One of my favorite historical romance authors.

Strengths:

1.     Really well developed and individuated characters – Kleypas’s heroines range from being fiercely independent and strong-willed to quiet and demure; they are authors, actresses, American heiresses and members of the British aristocracy.  Her men range from being Bow Street Runners to well-informed, socially progressive earls, to Russian princes, former thieves, and gypsies.  They are each unique and memorable and almost always go through a believable character arc of growth and development.

2.     Wonderful settings and details that help us become well grounded in the era.  In Kleypas’s novels, you know that you’re in the Regency era not only because there are balls and waltzes, but also because there are details about a developing railroad, mass manufacturing soap, wars and propositions that are being debated, as well as a lush landscape that is in the backdrop.

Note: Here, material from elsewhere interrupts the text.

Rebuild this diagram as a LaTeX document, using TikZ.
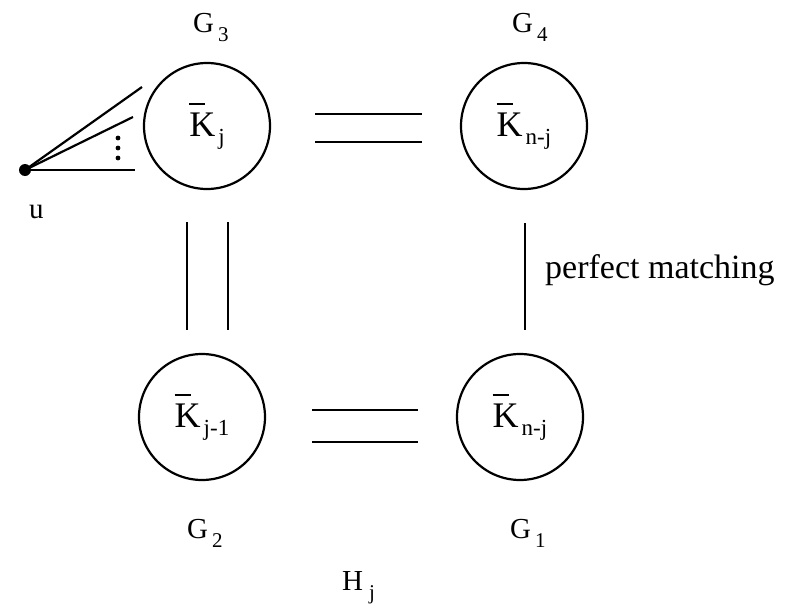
\documentclass[tikz,border=0pt]{standalone}
\usepackage{fontspec}
\setmainfont{Liberation Serif}
\usetikzlibrary{calc}
\newcommand\Kbar[1]{\rlap{\raisebox{32pt}{\rule{16pt}{2pt}}}K\kern3pt\raisebox{-8pt}{\fontsize{23}{23}\selectfont #1}}
\newcommand\Glab[1]{G\kern4pt\raisebox{-9pt}{\fontsize{21}{21}\selectfont #1}}
\tikzset{
  grp/.style={circle,draw,line width=2.2pt,minimum size=126pt,inner sep=0pt,font=\fontsize{36}{36}\selectfont},
  lab/.style={anchor=base west,inner sep=0pt,font=\fontsize{29}{29}\selectfont},
  edge/.style={line width=2.2pt},
}
\begin{document}
\begin{tikzpicture}[x=1pt,y=-1pt]
\useasboundingbox (0,0) rectangle (788,616);
\node[grp] (g3) at (207,126) {\Kbar{j}};
\node[grp] (g4) at (524,126) {\Kbar{n-j}};
\node[grp] (g2) at (202,417) {\Kbar{j-1}};
\node[grp] (g1) at (520,417) {\Kbar{n-j}};
\node[lab] (l3) at (193,32) {\Glab{3}};
\node[lab] (l4) at (512,32) {\Glab{4}};
\node[lab] (l2) at (187,538) {\Glab{2}};
\node[lab] (l1) at (510,538) {\Glab{1}};
\node[lab] (h) at (342,590) {H\kern6pt\raisebox{-9pt}{\fontsize{21}{21}\selectfont j}};
\node[lab] (ul) at (29,218) {u};
\node[lab,font=\fontsize{34}{34}\selectfont] (pm) at (545,278) {perfect matching};
\fill (25,170) circle (6pt) coordinate (u);
% edges from u
\coordinate (e1) at (142,87);
\coordinate (e2) at (133,117);
\coordinate (e3) at (135,170);
\draw[edge] (u) -- (e1);
\draw[edge] (u) -- (e2);
\draw[edge] (u) -- (e3);
\foreach \yy in {138,148,158} \fill (118,\yy) circle (2.4pt);
% top double
\draw[edge] ($(g3.center)+(108,-12)$) -- ($(g4.center)+(-102,-12)$);
\draw[edge] ($(g3.center)+(108,16)$) -- ($(g4.center)+(-102,16)$);
% bottom double
\draw[edge] ($(g2.center)+(110,-7)$) -- ($(g1.center)+(-102,-7)$);
\draw[edge] ($(g2.center)+(110,25)$) -- ($(g1.center)+(-102,25)$);
% left vertical double
\draw[edge] ($(g3.center)+(-20,96)$) -- ($(g2.center)+(-15,-87)$);
\draw[edge] ($(g3.center)+(21,96)$) -- ($(g2.center)+(26,-87)$);
% right vertical
\draw[edge] ($(g4.center)+(1,97)$) -- ($(g1.center)+(5,-87)$);
\end{tikzpicture}
\end{document}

3.     Well-written, sensual love scenes that progress. I read somewhere that not all lovemaking scenes should be interchangeable within a particular novel, and that’s definitely true for Kleypas.  There is a rising crescendo to her lovemaking scenes (for most of her novels), so that it feels like not only a physical experience, but part of the characters’ emotional development, which makes the scenes far more interesting and compelling.

 

Weaknesses:

1.     Kleypas will sometimes focus a little more on the dramatic aspects of a particular story – particularly because some of her heroines are escaping an arrange marriage or something in their past, there are quite often villains.  And with villains comes things like attempted rape, attempted kidnapping, even murder – and that’s not for everyone.

2.     Some of my least favorite Kleypas novels (almost all amongst her earlier works) have details that are a little too much for me.  Ultimately, I read romance because I want escapist fiction.  When I’m told that one character was almost raped when he was a child sent on a prison boat, or another was a man-whore who made his fortune bribing former lovers and robbing graces, that’s a little too much realism for me… at least within the Regency era.

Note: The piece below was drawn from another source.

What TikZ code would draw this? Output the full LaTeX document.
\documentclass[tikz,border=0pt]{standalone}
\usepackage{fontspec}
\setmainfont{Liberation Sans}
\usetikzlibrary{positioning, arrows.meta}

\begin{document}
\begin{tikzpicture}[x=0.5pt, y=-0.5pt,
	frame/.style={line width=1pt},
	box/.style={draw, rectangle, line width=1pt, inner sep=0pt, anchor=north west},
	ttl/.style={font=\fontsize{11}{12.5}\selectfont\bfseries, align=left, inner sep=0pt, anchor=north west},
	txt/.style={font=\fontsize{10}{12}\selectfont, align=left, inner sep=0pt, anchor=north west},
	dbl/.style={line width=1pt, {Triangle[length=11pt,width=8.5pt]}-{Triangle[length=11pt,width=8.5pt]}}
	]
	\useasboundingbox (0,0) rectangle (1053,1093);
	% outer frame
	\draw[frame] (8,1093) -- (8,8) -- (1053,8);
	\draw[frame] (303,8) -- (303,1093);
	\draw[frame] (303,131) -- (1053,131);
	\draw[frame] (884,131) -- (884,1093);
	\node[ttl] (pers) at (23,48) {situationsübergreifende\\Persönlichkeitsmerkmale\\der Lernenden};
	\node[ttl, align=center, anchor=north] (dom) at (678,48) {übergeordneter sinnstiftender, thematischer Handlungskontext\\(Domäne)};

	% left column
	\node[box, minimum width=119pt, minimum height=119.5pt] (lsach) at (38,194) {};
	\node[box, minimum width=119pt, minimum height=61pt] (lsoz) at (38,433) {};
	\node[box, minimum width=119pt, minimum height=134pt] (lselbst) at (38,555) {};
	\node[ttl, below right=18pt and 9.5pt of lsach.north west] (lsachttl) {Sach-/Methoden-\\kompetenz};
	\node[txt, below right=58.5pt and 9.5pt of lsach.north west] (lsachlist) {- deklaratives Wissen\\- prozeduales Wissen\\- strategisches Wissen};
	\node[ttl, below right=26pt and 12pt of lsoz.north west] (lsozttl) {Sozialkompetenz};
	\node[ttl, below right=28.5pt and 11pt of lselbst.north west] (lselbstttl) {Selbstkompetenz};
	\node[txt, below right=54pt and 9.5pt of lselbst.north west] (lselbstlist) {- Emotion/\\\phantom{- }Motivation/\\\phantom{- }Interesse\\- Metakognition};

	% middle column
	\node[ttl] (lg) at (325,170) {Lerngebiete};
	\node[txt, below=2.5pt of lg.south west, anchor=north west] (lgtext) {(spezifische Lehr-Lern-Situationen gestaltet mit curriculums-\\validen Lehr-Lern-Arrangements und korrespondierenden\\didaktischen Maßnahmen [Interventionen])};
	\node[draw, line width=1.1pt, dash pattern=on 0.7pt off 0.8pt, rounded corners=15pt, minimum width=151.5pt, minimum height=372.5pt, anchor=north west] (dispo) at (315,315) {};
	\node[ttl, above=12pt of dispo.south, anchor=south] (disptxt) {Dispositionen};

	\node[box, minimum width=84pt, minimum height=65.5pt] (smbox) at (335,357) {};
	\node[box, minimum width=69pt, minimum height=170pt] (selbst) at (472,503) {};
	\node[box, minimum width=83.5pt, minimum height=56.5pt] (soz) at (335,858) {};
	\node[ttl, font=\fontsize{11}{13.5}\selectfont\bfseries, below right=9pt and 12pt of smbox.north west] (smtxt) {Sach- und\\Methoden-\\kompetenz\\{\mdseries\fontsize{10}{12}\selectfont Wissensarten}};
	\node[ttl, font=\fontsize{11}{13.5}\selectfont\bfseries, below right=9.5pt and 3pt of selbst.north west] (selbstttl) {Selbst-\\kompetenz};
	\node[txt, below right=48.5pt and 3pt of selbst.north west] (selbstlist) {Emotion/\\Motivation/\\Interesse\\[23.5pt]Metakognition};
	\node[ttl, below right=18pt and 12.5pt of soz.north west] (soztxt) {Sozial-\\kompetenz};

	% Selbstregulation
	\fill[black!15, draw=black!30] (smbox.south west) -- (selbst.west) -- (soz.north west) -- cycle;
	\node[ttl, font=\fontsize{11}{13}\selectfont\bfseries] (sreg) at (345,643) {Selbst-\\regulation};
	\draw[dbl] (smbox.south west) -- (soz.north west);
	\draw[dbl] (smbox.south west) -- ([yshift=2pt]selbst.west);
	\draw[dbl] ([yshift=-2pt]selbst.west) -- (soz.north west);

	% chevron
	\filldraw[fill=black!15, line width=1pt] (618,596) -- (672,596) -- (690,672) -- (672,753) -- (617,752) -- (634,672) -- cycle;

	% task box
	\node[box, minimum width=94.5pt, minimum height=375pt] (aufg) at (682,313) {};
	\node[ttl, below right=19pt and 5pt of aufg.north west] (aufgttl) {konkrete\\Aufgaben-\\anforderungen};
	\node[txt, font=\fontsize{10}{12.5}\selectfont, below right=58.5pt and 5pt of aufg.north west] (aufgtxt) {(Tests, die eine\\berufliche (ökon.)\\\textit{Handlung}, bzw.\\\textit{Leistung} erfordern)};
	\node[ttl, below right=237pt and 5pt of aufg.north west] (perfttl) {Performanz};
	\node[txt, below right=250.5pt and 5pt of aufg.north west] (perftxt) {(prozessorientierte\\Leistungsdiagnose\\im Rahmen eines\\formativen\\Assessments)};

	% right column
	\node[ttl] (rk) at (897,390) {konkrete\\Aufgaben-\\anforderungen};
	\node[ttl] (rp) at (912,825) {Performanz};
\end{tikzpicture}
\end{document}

3.   She’s not really a humorous author… though she occasionally writes a very memorably light-hearted scene, when she tries for outright humor, it’s sometimes cringe-worthy (but this happens very rarely)

4.     The titles have nothing to do with the stories!!! This is a tiny, tiny little nitpicky point, but just as Kleypas always has memorable characters, her titles almost always feel just slapped on.  I can easily tell you the differences between Merripen and Westcliff, Sir Ross and Christopher Phelan – I can remember which one was brooding, which was a widower, which had a dog and which was described as being striking, but not quite handsome.  BUT – if you tell me just the title of any one of her novels, even odds I’ll have no clue, because half the time, there is no relationship between the words (like Autumn or Spring), and what actually happens in the book!!!  This can make trying to recommend one of her works to a friend particularly frustrating!